GSH, as discussed above, is an important free radical scavenger and detoxifying molecule in living cells [68]. GSH can maintain a reduced environment of subcellular compartments such as mitochondria, nucleus, and cytosol. Ten percent of synthesized GSH is found in mitochondria, where GSH can eliminate excessive ROS and protect cells from apoptosis. The high ratio of GSH/GSSG in the nucleus ensures the synthesis of deoxyribonucleotides and preserves the sulfhydryl groups of proteins for the biosynthesis of proper nucleic acids and DNA repair. In contrast, a low ratio of GSH/GSSG leads to an oxidized environment and enhanced addition reaction of disulfide bonds to the nascent proteins [69]. Moreover, reduced GSH can conjugate with many chemotherapeutic drugs such as cisplatin and doxorubicin, via a glutathione S-transferases (GST)-catalyzed reaction, resulting in increased clearance of these drugs [70, 71]. The efflux of chemotherapeutic drugs is often mediated by multidrug resistance protein 1 (MRP1), leading to cellular detoxification and apoptosis resistance [72]. Cancer cells are equipped with higher levels of GSH, which can be utilized for selectively targeting cancer cells. It has been reported that a doxorubicin-loaded glutathione-responsive cyclodextrin nanosponges (GSH-NS) could release doxorubicin in cancer cells which possess high GSH levels, resulting in higher antitumor efficacy and less cytotoxicity in normal cells [73]. Moreover, buthionine sulfoximine (BSO) is a potent inhibitor of GSH synthesis via inhibiting the activity of glutamate-cysteine ligase (GCL). BSO is now under intensive studies and has been used in clinic practice.

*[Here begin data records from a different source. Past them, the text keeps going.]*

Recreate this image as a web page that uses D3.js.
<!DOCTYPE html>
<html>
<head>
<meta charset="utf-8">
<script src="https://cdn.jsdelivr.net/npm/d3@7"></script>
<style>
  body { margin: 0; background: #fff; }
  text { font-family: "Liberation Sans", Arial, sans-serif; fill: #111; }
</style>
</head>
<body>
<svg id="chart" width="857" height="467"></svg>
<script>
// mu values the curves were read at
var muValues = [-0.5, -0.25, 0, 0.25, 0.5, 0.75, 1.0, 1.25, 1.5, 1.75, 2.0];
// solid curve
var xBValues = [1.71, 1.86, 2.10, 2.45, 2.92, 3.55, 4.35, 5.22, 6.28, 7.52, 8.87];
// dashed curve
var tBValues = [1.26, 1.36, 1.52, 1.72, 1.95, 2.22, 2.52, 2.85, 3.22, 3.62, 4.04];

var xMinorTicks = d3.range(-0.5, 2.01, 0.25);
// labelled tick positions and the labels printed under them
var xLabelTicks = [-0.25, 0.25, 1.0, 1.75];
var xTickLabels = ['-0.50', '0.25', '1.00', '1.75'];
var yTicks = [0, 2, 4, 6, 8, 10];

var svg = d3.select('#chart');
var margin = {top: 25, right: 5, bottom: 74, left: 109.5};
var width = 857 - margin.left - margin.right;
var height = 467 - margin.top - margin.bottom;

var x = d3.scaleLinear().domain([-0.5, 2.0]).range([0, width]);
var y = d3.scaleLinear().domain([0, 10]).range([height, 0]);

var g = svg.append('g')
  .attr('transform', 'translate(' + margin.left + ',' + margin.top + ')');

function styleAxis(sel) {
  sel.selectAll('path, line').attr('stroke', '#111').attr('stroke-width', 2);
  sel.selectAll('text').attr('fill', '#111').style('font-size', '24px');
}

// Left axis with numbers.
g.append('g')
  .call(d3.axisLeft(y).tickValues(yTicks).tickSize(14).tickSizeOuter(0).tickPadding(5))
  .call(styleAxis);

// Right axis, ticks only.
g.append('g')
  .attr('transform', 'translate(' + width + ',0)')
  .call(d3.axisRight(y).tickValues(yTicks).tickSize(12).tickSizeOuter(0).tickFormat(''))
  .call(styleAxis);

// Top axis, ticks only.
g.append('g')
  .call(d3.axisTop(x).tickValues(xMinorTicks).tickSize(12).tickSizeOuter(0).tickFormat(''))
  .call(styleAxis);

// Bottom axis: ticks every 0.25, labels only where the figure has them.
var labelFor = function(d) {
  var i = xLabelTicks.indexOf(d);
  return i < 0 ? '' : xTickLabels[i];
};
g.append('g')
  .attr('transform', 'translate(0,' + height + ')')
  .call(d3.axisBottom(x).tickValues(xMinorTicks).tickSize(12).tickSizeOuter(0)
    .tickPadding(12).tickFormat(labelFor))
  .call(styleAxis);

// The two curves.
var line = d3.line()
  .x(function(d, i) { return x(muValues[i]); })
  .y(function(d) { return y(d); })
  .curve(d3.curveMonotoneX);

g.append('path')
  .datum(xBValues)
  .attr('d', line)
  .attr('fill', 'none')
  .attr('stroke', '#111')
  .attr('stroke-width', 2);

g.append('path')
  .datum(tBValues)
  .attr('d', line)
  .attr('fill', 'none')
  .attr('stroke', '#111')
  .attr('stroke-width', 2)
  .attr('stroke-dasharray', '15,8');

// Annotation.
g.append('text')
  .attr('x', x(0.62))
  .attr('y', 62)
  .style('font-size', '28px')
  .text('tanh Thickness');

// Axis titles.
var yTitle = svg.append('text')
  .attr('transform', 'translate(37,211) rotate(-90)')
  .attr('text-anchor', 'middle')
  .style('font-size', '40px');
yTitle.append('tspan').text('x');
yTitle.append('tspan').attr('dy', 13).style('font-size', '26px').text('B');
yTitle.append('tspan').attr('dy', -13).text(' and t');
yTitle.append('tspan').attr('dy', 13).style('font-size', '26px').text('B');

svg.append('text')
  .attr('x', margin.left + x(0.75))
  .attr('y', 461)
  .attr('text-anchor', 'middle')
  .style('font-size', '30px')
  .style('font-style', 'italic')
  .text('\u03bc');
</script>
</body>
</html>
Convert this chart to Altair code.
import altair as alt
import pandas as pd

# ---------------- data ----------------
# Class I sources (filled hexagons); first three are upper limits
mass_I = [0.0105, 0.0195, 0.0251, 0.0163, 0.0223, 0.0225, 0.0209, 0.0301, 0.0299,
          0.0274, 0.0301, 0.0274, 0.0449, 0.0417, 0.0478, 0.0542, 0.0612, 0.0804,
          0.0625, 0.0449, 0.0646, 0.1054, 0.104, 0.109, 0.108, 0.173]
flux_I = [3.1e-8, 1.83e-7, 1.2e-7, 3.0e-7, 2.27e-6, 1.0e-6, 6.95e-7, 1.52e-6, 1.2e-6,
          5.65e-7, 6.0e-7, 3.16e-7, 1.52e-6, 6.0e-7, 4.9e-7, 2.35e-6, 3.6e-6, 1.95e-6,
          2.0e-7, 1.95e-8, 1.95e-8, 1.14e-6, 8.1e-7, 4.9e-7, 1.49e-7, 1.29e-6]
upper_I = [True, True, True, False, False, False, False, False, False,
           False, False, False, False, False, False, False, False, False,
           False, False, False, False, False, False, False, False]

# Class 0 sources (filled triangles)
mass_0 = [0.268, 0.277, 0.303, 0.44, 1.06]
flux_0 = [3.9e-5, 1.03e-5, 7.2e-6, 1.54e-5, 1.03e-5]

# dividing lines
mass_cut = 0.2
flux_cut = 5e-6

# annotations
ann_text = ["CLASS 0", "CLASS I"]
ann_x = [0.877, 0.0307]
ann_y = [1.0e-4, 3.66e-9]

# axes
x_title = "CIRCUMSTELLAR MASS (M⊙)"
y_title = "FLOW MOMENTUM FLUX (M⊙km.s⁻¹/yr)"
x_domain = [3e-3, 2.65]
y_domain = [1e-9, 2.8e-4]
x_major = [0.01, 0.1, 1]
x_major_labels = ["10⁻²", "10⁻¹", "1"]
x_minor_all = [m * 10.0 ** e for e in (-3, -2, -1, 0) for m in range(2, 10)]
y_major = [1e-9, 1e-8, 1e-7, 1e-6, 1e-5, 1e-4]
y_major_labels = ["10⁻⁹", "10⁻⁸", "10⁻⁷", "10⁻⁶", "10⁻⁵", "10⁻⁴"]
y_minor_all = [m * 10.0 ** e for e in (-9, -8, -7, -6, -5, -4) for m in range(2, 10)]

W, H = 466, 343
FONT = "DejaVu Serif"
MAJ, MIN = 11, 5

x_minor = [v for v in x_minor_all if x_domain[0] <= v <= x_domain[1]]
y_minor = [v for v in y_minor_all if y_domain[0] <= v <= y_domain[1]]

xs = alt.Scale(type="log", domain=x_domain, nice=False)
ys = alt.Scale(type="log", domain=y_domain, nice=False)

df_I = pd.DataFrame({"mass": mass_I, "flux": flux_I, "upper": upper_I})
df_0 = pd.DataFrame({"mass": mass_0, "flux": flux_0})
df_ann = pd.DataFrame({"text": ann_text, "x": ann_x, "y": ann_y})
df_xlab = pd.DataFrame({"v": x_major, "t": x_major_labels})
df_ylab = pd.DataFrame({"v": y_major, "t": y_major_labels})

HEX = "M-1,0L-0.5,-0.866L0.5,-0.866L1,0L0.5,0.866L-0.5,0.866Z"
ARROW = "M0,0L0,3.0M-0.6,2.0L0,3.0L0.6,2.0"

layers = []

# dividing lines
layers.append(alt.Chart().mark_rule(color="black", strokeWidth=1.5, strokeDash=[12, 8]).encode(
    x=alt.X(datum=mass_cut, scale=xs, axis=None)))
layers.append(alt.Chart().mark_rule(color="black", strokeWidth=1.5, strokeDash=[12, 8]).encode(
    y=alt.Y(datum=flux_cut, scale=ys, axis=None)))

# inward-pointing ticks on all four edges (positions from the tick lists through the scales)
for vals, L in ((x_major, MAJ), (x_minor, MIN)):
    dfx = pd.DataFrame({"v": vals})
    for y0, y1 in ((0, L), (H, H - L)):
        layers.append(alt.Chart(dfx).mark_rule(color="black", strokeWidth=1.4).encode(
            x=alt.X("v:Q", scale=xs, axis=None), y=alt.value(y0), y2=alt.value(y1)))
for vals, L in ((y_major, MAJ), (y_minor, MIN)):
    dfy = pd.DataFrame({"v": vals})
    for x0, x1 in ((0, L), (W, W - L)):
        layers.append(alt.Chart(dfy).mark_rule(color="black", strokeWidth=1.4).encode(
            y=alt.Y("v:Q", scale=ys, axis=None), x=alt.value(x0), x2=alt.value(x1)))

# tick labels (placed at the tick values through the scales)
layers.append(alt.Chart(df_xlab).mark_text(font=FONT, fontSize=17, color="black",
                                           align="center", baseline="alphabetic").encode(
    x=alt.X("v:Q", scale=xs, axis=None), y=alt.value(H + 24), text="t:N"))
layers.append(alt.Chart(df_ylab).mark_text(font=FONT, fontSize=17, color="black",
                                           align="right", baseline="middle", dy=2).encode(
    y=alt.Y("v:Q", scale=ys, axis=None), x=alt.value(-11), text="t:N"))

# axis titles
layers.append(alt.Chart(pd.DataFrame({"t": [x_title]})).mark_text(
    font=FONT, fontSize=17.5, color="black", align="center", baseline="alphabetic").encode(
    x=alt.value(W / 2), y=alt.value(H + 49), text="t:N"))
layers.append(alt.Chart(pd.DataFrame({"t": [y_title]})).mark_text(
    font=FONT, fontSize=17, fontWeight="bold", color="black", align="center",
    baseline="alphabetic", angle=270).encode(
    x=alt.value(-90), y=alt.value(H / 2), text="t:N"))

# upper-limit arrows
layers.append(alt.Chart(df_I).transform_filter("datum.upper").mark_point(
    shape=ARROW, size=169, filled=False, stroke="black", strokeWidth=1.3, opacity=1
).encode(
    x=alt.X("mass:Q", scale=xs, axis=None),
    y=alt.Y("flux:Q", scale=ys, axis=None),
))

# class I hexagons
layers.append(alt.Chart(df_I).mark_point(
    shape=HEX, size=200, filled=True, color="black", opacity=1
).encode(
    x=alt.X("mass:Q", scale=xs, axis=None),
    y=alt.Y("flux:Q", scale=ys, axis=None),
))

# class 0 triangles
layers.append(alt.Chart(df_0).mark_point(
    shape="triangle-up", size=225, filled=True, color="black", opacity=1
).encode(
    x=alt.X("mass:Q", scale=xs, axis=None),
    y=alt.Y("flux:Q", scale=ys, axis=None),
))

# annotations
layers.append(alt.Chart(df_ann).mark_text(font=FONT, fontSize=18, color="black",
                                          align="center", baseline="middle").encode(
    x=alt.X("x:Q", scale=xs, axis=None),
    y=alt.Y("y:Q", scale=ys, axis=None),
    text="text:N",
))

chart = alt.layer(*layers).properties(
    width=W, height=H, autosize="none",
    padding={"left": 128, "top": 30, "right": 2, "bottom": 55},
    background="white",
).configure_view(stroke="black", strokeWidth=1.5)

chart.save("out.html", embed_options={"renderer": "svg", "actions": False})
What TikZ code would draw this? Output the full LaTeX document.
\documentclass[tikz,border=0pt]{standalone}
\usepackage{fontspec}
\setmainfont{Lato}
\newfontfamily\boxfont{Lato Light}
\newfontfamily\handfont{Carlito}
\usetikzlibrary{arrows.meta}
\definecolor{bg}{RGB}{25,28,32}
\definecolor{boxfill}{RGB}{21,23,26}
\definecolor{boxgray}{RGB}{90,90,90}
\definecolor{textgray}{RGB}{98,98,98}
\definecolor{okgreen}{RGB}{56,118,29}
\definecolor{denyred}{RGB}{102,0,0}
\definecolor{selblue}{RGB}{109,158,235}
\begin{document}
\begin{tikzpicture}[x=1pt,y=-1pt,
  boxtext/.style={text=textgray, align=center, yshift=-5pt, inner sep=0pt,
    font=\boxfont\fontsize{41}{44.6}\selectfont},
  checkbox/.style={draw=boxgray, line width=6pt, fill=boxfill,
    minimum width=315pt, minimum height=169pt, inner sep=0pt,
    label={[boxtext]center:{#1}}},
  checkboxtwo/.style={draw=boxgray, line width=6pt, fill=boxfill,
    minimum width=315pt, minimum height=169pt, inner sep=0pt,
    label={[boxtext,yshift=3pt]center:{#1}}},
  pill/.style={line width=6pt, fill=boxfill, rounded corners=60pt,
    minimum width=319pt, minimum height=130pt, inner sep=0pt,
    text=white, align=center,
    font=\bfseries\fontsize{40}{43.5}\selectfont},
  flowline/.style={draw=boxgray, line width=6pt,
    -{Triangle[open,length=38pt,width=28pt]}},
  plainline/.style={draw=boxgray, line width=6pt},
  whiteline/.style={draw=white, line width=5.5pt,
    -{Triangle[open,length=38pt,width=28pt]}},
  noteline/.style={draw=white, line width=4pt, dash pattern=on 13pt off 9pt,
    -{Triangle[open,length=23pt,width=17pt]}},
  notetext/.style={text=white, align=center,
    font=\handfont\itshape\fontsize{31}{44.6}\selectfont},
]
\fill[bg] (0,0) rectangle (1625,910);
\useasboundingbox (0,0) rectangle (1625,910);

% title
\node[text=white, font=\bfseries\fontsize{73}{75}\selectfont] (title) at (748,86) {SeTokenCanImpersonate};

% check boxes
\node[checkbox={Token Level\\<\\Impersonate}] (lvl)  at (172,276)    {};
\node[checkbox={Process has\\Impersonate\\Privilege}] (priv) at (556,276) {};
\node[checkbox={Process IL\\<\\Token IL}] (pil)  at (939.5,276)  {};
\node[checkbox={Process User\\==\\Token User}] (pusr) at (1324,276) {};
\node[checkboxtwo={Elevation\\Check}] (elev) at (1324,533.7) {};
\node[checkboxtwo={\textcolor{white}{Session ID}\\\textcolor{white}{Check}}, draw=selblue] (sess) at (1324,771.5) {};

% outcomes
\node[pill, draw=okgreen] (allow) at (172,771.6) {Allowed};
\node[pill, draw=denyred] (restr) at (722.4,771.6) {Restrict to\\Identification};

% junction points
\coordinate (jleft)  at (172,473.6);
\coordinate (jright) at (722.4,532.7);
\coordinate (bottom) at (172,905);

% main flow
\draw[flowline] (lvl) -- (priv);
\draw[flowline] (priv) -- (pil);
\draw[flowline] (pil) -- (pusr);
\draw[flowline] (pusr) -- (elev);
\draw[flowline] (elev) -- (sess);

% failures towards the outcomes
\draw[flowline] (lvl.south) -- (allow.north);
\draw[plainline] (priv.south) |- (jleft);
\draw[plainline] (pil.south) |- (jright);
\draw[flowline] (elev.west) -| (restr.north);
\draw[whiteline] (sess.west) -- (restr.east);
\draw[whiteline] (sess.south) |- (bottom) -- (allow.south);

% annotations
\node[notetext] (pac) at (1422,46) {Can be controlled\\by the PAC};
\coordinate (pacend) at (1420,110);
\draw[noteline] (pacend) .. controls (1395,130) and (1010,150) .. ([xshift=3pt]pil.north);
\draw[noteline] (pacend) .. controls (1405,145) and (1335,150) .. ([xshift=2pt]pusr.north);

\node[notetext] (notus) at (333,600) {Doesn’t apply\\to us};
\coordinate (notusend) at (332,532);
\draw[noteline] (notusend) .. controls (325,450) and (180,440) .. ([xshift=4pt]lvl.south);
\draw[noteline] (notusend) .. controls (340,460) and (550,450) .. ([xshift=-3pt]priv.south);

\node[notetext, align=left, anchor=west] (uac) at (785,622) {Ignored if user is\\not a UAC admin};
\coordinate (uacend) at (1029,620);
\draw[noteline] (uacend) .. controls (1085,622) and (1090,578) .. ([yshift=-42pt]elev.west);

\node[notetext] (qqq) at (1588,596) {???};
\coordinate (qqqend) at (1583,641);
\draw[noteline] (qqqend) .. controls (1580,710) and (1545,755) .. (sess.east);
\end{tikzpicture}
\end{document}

SAH, the byproduct of methyl transfer reaction, can be hydrolyzed to homocysteine and adenosine by SAH hydrolase (SAHH) [74]. Homocysteine is involved in the transsulfuration pathway to produce cysteine, a critical precursor and rate-limiting factor of GSH synthesis [75]. As GSH is the major antioxidant molecule to buffer ROS, the diversion of homocysteine from methionine regeneration into the cysteine production is important to maintain cellular redox homeostasis [76]. Conceivably, the direction (methionine/SAM regeneration or GSH biosynthesis) that homocysteine follows decides the fate of a cell by influencing the cellular redox states and epigenetic events [77]. Since several types of cancer cells often exhibit high ROS levels and DNA hypo-methylation, cancer cells are prone to utilize homocysteine to regenerate methionine during tumorigenesis. Therefore, targeting the recycle of homocysteine may be promising for tumor suppression.

Targeting the synthesis of GSH and NADPH or using pharmacological ROS inducers including As2O3, β-phenylethyl isothiocyanate (PEITC), and doxorubicin (Dox) constitutes the strategy of increasing ROS for anticancer therapy [78]. Importantly, scavenging ROS also exhibits favorable anticancer effect. For example, vitamin E is an important dietary antioxidant which reduces ROS levels through reacting with free radicals. Intriguingly, it has been reported that intake of vitamin E can reduce the risk of liver cancer, indicating that clearance of ROS by dietary supplementation of antioxidant holds great potential for preventing tumorigenesis [79]. However, this hypothesis is facing challenges since supplementation of β-carotene, or vitamin E, cannot reduce the risk of lung cancer [80]. The comprehensive understanding of involved regulatory mechanisms is urgently needed for facilitating the early intervention of tumorigenesis.

11.4 Conclusion

Metabolic network and redox homeostasis are closely intertwined with each other and constitute an orchestrated regulatory loop to participate in tumorigenesis and tumor development. Thus, targeting the vulnerabilities of metabolism and redox imbalance in cancer cells holds great potential for selectively killing malignant cells. However, our understanding regarding the complicated metabolic-redox loop still lacks, and more efforts should be paid to achieve effective approaches. More importantly, since the roles of ROS are multifaceted, it should be discreet to consider the application of ROS modulators (scavengers or inducers) in different cancer types. Furthermore, compounds targeting global metabolism, or redox homeostasis may elicit unexpected side effects on normal tissues, and more specific delivery system may be required for favorable therapeutic outcomes.